Task instructions: Locate all lines in the data below that hold "diagram" and show them.
◇ ◇ ◇ ◇ ◇
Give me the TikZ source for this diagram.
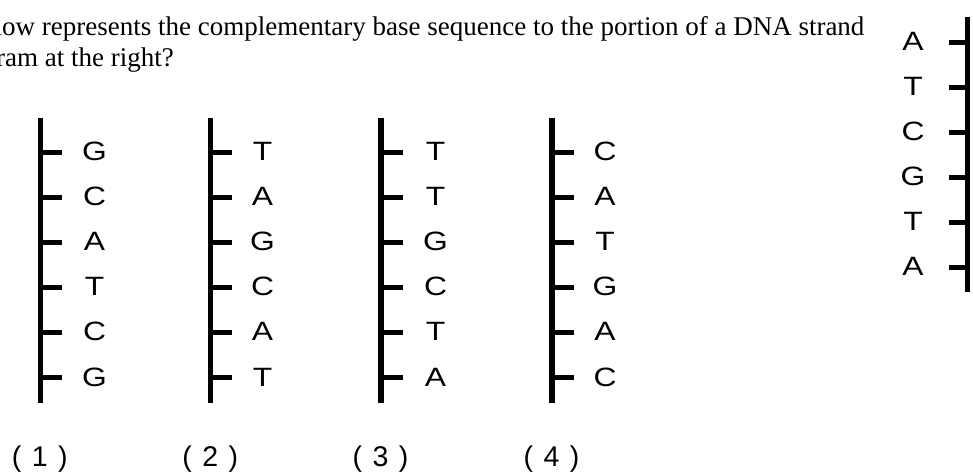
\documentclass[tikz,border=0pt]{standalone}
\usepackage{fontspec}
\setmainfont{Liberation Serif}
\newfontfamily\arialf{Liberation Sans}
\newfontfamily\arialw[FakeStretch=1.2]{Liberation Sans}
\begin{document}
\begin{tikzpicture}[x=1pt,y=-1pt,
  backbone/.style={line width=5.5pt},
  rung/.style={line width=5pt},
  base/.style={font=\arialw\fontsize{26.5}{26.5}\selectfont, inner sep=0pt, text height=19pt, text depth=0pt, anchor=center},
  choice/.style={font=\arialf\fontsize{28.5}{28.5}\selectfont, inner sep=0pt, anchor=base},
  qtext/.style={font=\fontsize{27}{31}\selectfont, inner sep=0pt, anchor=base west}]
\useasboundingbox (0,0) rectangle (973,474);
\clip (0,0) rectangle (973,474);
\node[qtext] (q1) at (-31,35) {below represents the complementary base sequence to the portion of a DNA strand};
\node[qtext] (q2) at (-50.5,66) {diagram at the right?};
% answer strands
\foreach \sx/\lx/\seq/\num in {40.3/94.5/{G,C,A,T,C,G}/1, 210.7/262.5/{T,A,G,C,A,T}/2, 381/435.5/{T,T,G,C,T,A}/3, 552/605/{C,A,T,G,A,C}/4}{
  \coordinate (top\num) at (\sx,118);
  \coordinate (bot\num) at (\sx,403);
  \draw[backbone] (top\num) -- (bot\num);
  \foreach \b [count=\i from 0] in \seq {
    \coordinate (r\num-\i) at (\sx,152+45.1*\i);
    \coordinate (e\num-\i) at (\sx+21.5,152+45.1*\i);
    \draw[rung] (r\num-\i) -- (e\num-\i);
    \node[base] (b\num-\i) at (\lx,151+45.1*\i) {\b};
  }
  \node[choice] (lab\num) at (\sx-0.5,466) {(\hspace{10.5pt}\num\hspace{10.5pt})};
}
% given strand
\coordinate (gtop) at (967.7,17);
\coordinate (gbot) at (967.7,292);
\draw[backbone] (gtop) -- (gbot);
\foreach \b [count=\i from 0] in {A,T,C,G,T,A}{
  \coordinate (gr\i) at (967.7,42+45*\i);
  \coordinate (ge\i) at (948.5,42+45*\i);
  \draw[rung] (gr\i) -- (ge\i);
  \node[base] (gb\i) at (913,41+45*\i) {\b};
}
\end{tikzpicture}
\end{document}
◇ ◇ ◇ ◇ ◇
Output of the task:
Give me the TikZ source for this diagram.
\node[qtext] (q2) at (-50.5,66) {diagram at the right?};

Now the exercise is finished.